Although this was not discussed in class, I was also intrigued by the article from Warschauer and Grimes about the underlying social context behind social media. For example, several studies found a correlation between cultures with high power differentials and low frequency of editing of Wikipedia. That is, if a hierarchy of authority was more ingrained in a culture, people tended to edit Wikipedia less. I thought this was a striking observation- it implies that in-class activities cannot be treated as closed systems between student and teacher, but that other complex, confounding variables are at play. I wonder, have you as the reader observed this to occur in your experience?

I was really excited about the emergence of Web 3.0. Web 1.0 was mostly focused on building the internet (e.g., building the protocols, interface, formatting) and generating content. Web 2.0 shifted towards user-generated content with the expansion of the internet to mobile devices. Now, it is predicted, the internet will evolve again into Web 3.0, a more adaptive and intelligent form of the the internet, which includes but is not limited to: semantic web, microformats, natural language search, data-mining, machine learning, recommendation agents. These all (to varying degrees) stem from the manipulation of huge amounts of data and extracting useful information. While the technical details would be impossible to cover in the length of the class period, I found this upcoming stage of the web to be exciting. What do you think? How do you think it will affect the classroom? Will this redefine how we teach or what the role of the teacher is?



Sunday, October 18, 2015

[ED 257A] Week 3: Cognitive Theories and Multimedia



Learning how to learn

Source: http://www.digitalistmag.com/files/2015/10/Prospect-Mortgage.jpg


This post is based off of the following readings:

---------------------------------------------------------------------------------------
Miller, 2014, Ch. 7 "Incorporating multimedia effectively"

Ocepek, et al. 2013. "Exploring the relation between learning style models and preferred multimedia."

---------------------------------------------------------------------------------------

This week was quite enlightening for myself as a student and instructor. We learned this past class of the different learning styles that have been proposed (I'm experimenting with media type 3 from Ocepek. Please let me know it's going :) ): 

  • Kolb's learning style: 4 modes of learning, most commonly applied in e-learning, which can be combined into dominant modes
    • 4 modes: abstract conceptualization (AC), concrete experience (CE), active experimentation (AE), and reflective observation (RO)
    • combinations of dominant modes: assimilator (dominant modes AC and RO), converger (dominant modes AC and AE), accommodator (dominant modes CE and AE), and diverger (dominant modes CE and RO)
  •  Rancourt’s learning styles model (RLS): 
    • “a characteristic mode of way of manifesting cognitive and/or affective phenomena”
    • rational (R), empirical (E), and noetic (N) style (subjective insights)
  • Hemispheric dominance and learning styles (HLS)
    • right-hemispheric (simulations, experiments, intuitive reasoning, creative thinking), left-hemispheric (facts, logical reasoning, working with numbers), and integrated learning style
    • this is the left-brain, right-brain model
  •  VAK learning style model (VLS) (reduced VARK, with reading)
    • visual, audio, kinesthetic learning modes
I was most familiar with the VAK learning style model, and used to identify as a primarily kinesthetic learner. Because of this, I always wrote things down and did loads of practice problems in order to make up for the PowerPoint presentation heavy lectures (even for derivations!) in school. Perhaps this ended up being the self-fulfilling prophecy we discussed, in which if you believe you cannot do something, you won't. As the reader, have you ever found yourself in a similar position? Last week's class was a great clarification of what it means to learn, i.e., learning how to learn.

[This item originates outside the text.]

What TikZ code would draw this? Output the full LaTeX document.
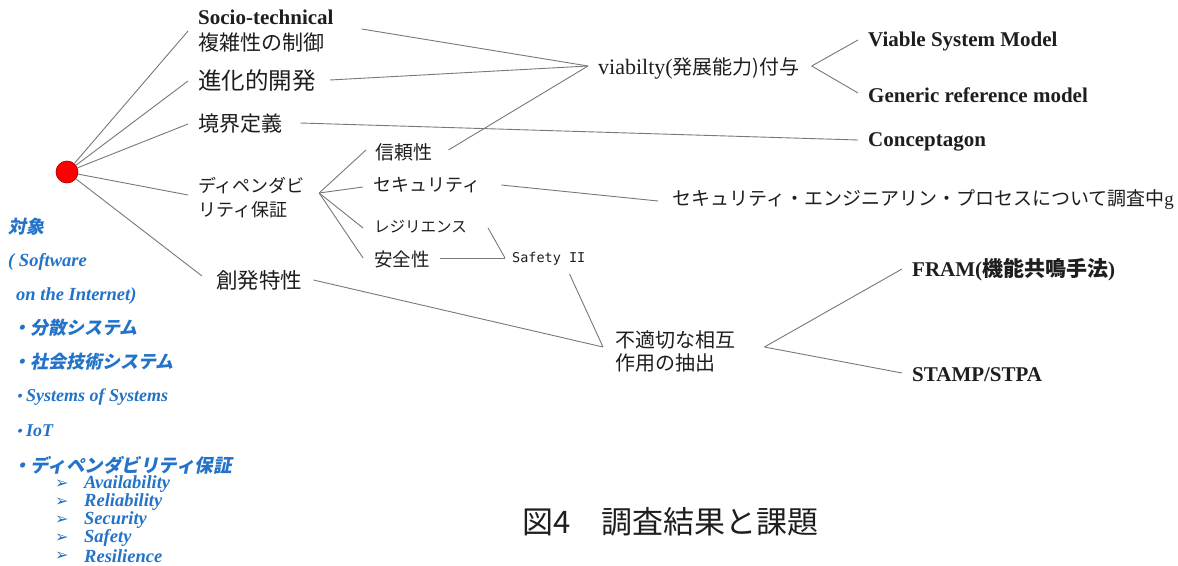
\documentclass[tikz,border=0pt]{standalone}
\usepackage{fontspec}
\usetikzlibrary{calc}
\setmainfont{Liberation Serif}
\newfontfamily\cjk{Noto Sans CJK JP}
\newfontfamily\cjkit[FakeSlant=0.2]{Noto Sans CJK JP}
\newfontfamily\symf{DejaVu Sans}
\newfontfamily\pixf{DejaVu Sans Mono}
\newcommand\fsz[1]{\fontsize{#1}{#1}\selectfont}
\definecolor{lnc}{RGB}{120,120,120}
\definecolor{txc}{RGB}{30,30,30}
\definecolor{blu}{RGB}{35,115,200}
\tikzset{
  lbl/.style={anchor=west,inner sep=0pt,text=txc},
  blue/.style={anchor=west,inner sep=0pt,text=blu,font=\bfseries\itshape},
  conn/.style={draw=lnc,line width=0.9pt},
}
\begin{document}
\begin{tikzpicture}[x=1pt,y=-1pt]
\useasboundingbox (0,0) rectangle (1178,565);
\fill[white] (0,0) rectangle (1178,565);

% root
\node[circle,fill=red,draw=red!60!black,line width=0.6pt,minimum size=22pt,inner sep=0pt] (root) at (67,172) {};

% first level
\node[lbl,align=left,font=\fontsize{21}{26}\selectfont] (soc) at (198,31) {{\bfseries Socio-technical}\\{\cjk 複雑性の制御}};
\node[lbl] (evo) at (198,81) {\cjk\fsz{23.5}進化的開発};
\node[lbl] (bnd) at (198,124) {\cjk\fsz{21}境界定義};
\node[lbl,align=left,font=\cjk\fontsize{18}{24}\selectfont] (dep) at (198,198) {ディペンダビ\\リティ保証};
\node[lbl] (emg) at (216,280) {\cjk\fsz{21.5}創発特性};

% second level
\node[lbl] (rel) at (375,152) {\cjk\fsz{19}信頼性};
\node[lbl] (sec) at (373,185) {\cjk\fsz{18}セキュリティ};
\node[lbl] (res) at (374,227) {\cjk\fsz{15.5}レジリエンス};
\node[lbl] (saf) at (374,259) {\cjk\fsz{18.5}安全性};
\node[lbl] (s2) at (512,259) {\pixf\fsz{13.5}Safety II};

\node[lbl] (via) at (598,68) {\fsz{22}viabilty(\cjk\fsz{20}発展能力)付与};
\node[lbl] (vsm) at (868,41) {\fsz{21}\bfseries Viable System Model};
\node[lbl] (grm) at (868,95) {\fsz{21}\bfseries Generic reference model};
\node[lbl] (con) at (868,142) {\fsz{21}\bfseries Conceptagon};
\node[lbl] (sep) at (672,200) {\cjk\fsz{19}セキュリティ・エンジニアリン・プロセスについて調査中{\rmfamily g}};
\node[lbl,align=left,font=\cjk\fontsize{20}{23}\selectfont] (inap) at (615,351) {不適切な相互\\作用の抽出};
\node[lbl] (fram) at (912,270) {\fsz{21}\bfseries FRAM({\cjk\fsz{21}機能共鳴手法})};
\node[lbl] (stamp) at (912,375) {\fsz{21}\bfseries STAMP/STPA};

\node[lbl] (cap) at (522,522) {\cjk\fsz{31}図4　調査結果と課題};

% connectors from root
\draw[conn] (root) -- ($(soc.west)+(-10,0)$);
\draw[conn] (root) -- ($(evo.west)+(-10,0)$);
\draw[conn] (root) -- ($(bnd.west)+(-10,0)$);
\draw[conn] (root) -- ($(dep.west)+(-10,-3)$);
\draw[conn] (root) -- ($(emg.west)+(-14,-4)$);

% to viability
\draw[conn] ($(soc.east)+(28,-2)$) -- ($(via.west)+(-10,-2)$);
\draw[conn] ($(evo.east)+(14,-1)$) -- ($(via.west)+(-10,-2)$);
\draw[conn] ($(rel.east)+(16,-2)$) -- ($(via.west)+(-10,-2)$);
\draw[conn] ($(bnd.east)+(18,-1)$) -- ($(con.west)+(-10,-2)$);
\draw[conn] ($(via.east)+(12,-2)$) -- ($(vsm.west)+(-10,-1)$);
\draw[conn] ($(via.east)+(12,-2)$) -- ($(grm.west)+(-10,-2)$);

% dependability branches
\coordinate (dj) at ($(dep.east)+(14,-5)$);
\draw[conn] (dj) -- ($(rel.west)+(-9,-2)$);
\draw[conn] (dj) -- ($(sec.west)+(-10,2)$);
\draw[conn] (dj) -- ($(res.west)+(-11,1)$);
\draw[conn] (dj) -- ($(saf.west)+(-11,-1)$);
\draw[conn] ($(sec.east)+(21,0)$) -- ($(sep.west)+(-14,1)$);
\draw[conn] ($(res.east)+(21,1)$) -- ($(s2.west)+(-7,-1)$);
\draw[conn] ($(saf.east)+(10,-1)$) -- ($(s2.west)+(-7,-1)$);
\draw[conn] ($(s2.east)+(-16,15)$) -- ($(inap.west)+(-12,-4)$);
\draw[conn] ($(emg.east)+(11,0)$) -- ($(inap.west)+(-12,-4)$);
\draw[conn] ($(inap.east)+(29,-4)$) -- ($(fram.west)+(-10,-1)$);
\draw[conn] ($(inap.east)+(29,-4)$) -- ($(stamp.west)+(-10,-2)$);

% blue list
\node[blue] (b1) at (8,227) {\cjkit\fsz{18}対象};
\node[blue] (b2) at (8,262) {\fsz{18.5}( Software};
\node[blue] (b3) at (16,296) {\fsz{18.5}on the Internet)};
\node[blue] (b4) at (12,328) {\cjkit\fsz{18}・分散システム};
\node[blue] (b5) at (12,362) {\cjkit\fsz{18}・社会技術システム};
\node[blue] (b6) at (12,397) {{\cjkit\fsz{14}・}\fsz{18}Systems of Systems};
\node[blue] (b7) at (12,431) {{\cjkit\fsz{14}・}\fsz{18}IoT};
\node[blue] (b8) at (12,465) {\cjkit\fsz{18.5}・ディペンダビリティ保証};
\foreach \t/\yy/\n in {Availability/484/1,Reliability/502/2,Security/520/3,Safety/538/4,Resilience/556/5}{
  \node[blue,font=\normalfont] (ar\n) at (55,\yy) {\symf\fsz{16}➢};
  \node[blue] (it\n) at (84,\yy) {\fsz{18.5}\t};
}
\end{tikzpicture}
\end{document}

There were particular insights from our small group and class discussions that I think are worth mentioning. The first is the difficulty in measuring the effectiveness of media in the classroom. Not only are there huge numbers of variable to control (e.g., time of measurement, demographic, finding a representative form of multimedia, discipline-specific challengest), but also confounding variables to account for (i.e., correlation, not causation). This is a common trait among all fields of research, but is a good reminder that just because the results say something, it does not necessarily reflect reality. That is, even if there is research that says one particular form of media is good or bad, this does not mean it is the panacea or poison of education. We always need to be vigilant of our results.

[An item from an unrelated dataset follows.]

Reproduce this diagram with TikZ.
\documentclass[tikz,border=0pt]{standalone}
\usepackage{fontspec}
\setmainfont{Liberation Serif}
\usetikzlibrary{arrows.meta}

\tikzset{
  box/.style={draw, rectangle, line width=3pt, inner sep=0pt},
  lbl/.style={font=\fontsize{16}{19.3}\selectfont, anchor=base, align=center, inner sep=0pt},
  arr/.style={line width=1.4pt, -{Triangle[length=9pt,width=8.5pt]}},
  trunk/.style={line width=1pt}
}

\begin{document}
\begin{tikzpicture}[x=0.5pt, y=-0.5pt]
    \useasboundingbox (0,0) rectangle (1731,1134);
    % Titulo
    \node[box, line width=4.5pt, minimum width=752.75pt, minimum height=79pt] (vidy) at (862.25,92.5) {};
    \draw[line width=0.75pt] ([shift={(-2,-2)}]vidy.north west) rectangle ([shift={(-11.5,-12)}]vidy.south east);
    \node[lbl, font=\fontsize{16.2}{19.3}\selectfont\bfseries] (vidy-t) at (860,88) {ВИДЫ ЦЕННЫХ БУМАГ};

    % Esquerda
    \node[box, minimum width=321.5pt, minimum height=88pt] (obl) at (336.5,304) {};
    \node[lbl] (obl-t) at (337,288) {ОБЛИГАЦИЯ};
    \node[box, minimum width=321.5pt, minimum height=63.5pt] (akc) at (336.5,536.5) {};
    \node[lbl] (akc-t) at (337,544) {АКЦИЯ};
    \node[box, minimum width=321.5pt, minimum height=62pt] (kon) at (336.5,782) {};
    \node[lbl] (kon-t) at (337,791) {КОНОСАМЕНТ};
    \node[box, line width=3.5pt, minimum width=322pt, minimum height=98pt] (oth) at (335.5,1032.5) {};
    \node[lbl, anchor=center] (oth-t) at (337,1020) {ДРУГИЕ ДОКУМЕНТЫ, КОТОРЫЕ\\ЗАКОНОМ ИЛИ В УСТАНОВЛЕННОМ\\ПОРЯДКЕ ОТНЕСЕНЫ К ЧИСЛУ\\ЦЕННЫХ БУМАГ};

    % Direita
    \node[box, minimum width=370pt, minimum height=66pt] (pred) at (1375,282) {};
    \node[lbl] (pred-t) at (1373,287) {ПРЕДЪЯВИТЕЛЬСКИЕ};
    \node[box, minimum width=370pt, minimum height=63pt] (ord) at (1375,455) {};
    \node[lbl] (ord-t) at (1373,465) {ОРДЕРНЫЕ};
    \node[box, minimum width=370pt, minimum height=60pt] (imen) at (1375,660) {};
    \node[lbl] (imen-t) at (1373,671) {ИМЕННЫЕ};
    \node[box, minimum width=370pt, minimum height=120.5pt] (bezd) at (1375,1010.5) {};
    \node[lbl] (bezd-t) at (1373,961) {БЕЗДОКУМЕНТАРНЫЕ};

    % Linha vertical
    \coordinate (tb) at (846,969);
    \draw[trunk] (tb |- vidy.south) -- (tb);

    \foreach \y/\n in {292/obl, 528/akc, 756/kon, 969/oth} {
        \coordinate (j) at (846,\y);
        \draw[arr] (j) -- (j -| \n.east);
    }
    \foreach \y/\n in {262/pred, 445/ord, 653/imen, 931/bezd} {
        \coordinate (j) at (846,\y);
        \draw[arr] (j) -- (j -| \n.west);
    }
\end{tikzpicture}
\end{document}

A second insight is to focus less on learning styles and more on learning preferences. I would like to add, perhaps it also makes sense to focus more on understanding the learning preferences each form of media enables. In other words, it is not necessary for a specific form of media (e.g., simulations) to fit in a specific learning style (e.g., right-hemispheric thinking). Of course, this complicates the picture, but it also opens some opportunities to think of forms of media in a new light (e.g., using simulations to go through a thought experiment, which requires logical thinking). Along the same vein is how to measure the successful implementation of media in the classroom. The biggest realization is the lack of congruence between teaching with media and testing without media. The example given in class I think illustrated this point well: for a foreign language class, changing the test to include more contextual and picture-based questions as practiced led to better retention. 

This led me to rethink the class on Materials in Energy Technologies course I'm helping to teach this quarter. Our goal in this course was to make materials science accessible to the non-materials scientist and to make connections of energy-related technologies with concepts of materials scientist. In order to do so, we've included many interactive activities (e.g., think-pair-share) to encourage our students to think about how materials science impact their everyday lives (e.g., how does understanding materials in extreme environments impact our ability to provide the electricity you use everyday? ans: it lets the turbines work at the extreme temperatures and pressures needed to transform the mechanical rotating energy from pushing steam into electrical energy). We've also included many guest lectures to show that all the theory we talk about in class has real-life applications and are still open-research questions. However, we still have a final at the end of the course planned. I feel we could very easily fall into same trap of testing in a different mode than our teaching.  Do you have recommendations/suggestions? Have you had a similar experience where the test and teaching methods didn't match up? I'd love to hear about your experiences!